» **What to do**:
Print only the lines from the top of the data through the line with "import plotly.graph_objects as go", both included, skipping every picture.

★ ★ ★ ★ ★

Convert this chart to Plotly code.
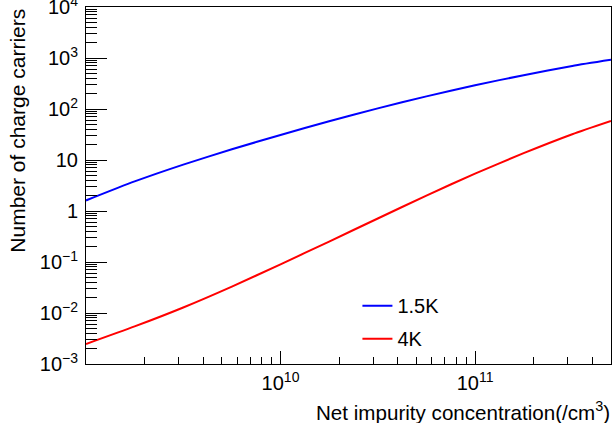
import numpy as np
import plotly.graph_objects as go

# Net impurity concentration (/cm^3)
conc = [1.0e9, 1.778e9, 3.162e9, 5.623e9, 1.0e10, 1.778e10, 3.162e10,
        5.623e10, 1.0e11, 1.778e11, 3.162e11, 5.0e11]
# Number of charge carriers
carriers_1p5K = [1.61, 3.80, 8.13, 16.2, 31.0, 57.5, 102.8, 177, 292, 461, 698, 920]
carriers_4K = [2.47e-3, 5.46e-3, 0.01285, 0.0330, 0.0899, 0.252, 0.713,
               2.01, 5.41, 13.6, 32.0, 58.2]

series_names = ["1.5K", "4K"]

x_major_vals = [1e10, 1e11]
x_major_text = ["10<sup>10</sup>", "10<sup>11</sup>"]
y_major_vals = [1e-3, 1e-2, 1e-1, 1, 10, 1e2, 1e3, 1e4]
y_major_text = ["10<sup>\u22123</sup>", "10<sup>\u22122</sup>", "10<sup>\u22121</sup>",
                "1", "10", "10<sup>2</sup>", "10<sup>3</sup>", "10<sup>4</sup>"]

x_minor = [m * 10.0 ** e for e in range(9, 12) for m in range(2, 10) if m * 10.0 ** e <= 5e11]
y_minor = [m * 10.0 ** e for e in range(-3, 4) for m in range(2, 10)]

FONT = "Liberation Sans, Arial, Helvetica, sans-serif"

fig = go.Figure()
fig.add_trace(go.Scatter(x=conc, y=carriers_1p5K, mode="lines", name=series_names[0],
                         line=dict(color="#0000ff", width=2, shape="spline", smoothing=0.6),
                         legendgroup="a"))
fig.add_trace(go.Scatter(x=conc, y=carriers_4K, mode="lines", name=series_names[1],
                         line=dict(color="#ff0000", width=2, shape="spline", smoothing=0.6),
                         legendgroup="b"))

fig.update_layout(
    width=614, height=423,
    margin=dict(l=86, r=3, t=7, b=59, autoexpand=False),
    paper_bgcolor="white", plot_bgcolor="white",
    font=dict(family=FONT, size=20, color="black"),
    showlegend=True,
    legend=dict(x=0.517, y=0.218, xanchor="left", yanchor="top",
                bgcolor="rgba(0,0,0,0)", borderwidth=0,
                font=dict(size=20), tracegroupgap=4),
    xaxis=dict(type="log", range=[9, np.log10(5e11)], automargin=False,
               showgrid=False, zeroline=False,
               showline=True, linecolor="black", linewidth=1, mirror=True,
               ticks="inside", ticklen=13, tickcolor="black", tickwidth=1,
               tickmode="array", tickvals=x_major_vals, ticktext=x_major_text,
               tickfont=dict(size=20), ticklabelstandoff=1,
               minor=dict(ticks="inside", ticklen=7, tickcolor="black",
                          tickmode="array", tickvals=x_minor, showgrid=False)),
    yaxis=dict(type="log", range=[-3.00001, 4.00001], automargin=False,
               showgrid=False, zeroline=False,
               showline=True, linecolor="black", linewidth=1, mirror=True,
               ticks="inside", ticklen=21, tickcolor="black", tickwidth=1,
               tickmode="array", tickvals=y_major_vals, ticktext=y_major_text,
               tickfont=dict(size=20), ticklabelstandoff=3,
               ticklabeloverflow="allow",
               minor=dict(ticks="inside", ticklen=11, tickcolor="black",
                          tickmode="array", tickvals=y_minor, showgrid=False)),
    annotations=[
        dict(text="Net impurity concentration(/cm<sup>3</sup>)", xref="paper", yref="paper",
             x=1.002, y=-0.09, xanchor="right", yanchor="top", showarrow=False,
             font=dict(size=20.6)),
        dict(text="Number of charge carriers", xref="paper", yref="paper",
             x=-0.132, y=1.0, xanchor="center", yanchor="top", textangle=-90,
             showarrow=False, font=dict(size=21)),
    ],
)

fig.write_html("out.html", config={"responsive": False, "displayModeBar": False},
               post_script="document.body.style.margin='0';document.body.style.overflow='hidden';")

★ ★ ★ ★ ★

» **The completed task**:
Convert this chart to Plotly code.
import numpy as np
import plotly.graph_objects as go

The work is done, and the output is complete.